Alors que l’actionnaire est bien souvent assimilé par le grand public à un profiteur et que le manager passe pour un bureaucrate sans relief, la figure de l’entrepreneur jouit d’une image particulièrement positive.
Depuis les travaux fondateurs des économistes Richard Cantillon au 18e siècle, Jean-Baptiste Say au 19e siècle et surtout Joseph Schumpeter au 20e siècle, l’entrepreneur est vu comme un moteur essentiel à l’innovation et à la prospérité. Selon Schumpeter, l’entrepreneur est l’élément dynamique qui permet à l’économie de se régénérer. Même Karl Marx souligne que ce qu’il appelle « l’entrepreneur-capitaliste » joue un rôle révolutionnaire dans l’économie. De Gustave Eiffel à Xavier Niel et de Steve Jobs à Elon Musk, les icônes de l’entrepreneuriat font rêver des générations de jeunes diplômés, qui se voient plus volontiers en futurs Mark Zuckerberg qu’en mornes rouages d’une grande machine bureaucratique.
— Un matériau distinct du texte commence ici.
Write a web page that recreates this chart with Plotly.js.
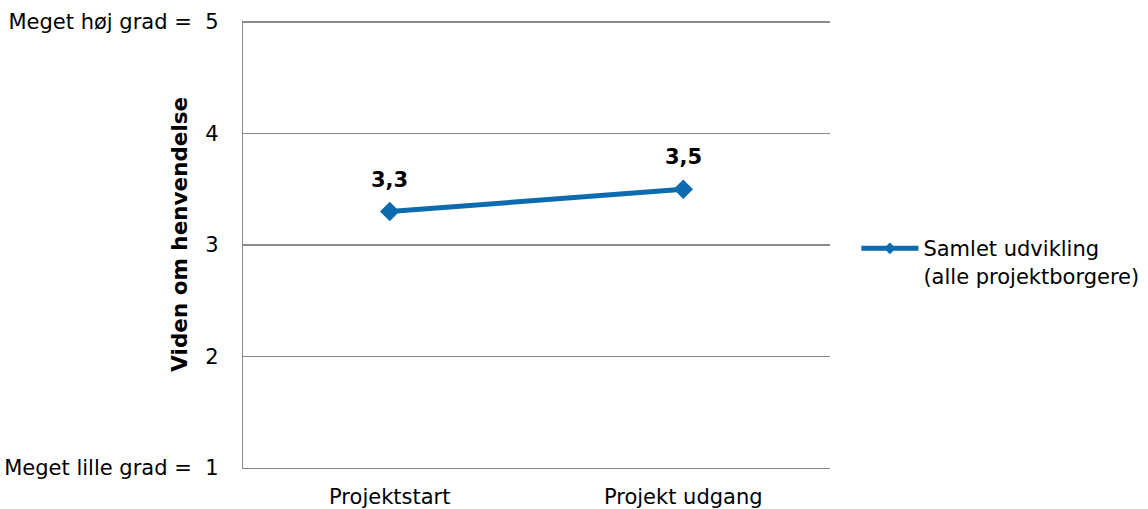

Cette représentation héroïque de l’entrepreneur se retrouve dans la fameuse citation attribuée à Reid Hoffman, le co-fondateur de LinkedIn : « Un entrepreneur, c’est quelqu’un qui se jette d’une falaise et construit un avion pendant la chute. » On retrouve ici deux éléments centraux de la figure de l’entrepreneur : l’obstination et la chance.
Les entrepreneurs se caractérisent en effet par leur obstination, qui confine parfois à l’obsession. Essayer, essayer encore semble être leur mot d’ordre, à l’image de Thomas Edison, qui affirmait : « Le plus sûr moyen de réussir, c’est toujours d’essayer encore une fois. » ou de Henry Ford, qui ajoutait : « L’échec est seulement l’opportunité de recommencer d’une façon plus intelligente. ».
Cependant, il ne suffit pas d’essayer pour réussir : on peut être condamné à échouer perpétuellement. La chance est donc la deuxième dimension de l’entrepreneuriat. Derrière chaque entrepreneur qui a réussi, vous en trouverez toujours d’autres, tout aussi talentueux, tout aussi persévérants, tout aussi visionnaires, mais moins chanceux, qui malheureusement ont échoué. La réussite est une conjonction d’éléments d’une telle diversité et d’une telle complexité que nul n’est capable d’en maîtriser la mécanique. Parfois, par hasard, l’alignement des planètes se fait. Le plus souvent, il ne se fait pas. En essayant encore une fois, on ne fait qu’invoquer la chance à nouveau.
Or, derrière la chance et l’obstination, il existe bien souvent une autre condition méconnue du succès des entrepreneurs : l’hérédité. En effet, rares sont les entrepreneurs qui n’ont pas un parent, un oncle, une tante ou un cousin qui n’était pas entrepreneur lui-même. Ce parent fait figure de modèle et permet d’oser prendre des risques, là où celles et ceux qui sont issus d’une famille où l’entrepreneuriat est absent auront plus de crainte à se jeter du haut de la falaise, pour reprendre l’image de Reid Hoffman.
Enfin, si l’entrepreneur est une figure éminemment positive, vous ne devez pas oublier que les qualités nécessaires à la création d’une entreprise ne sont pas celles qui permettent de la diriger : les bons entrepreneurs font bien souvent de mauvais dirigeants. Leur obstination et leur goût du risque s’accommodent mal des impératifs de la conduite quotidienne d’une organisation. Les entrepreneurs, une fois leur création achevée, doivent donc parfois céder la place à des gestionnaires, mieux à même de la faire prospérer.
Au total, si vous vous en sentez la fibre, n’hésitez pas, créez des entreprises. En effet, sans entreprises nouvelles, la stratégie risquerait, peu à peu, de s’apparenter à de la gériatrie.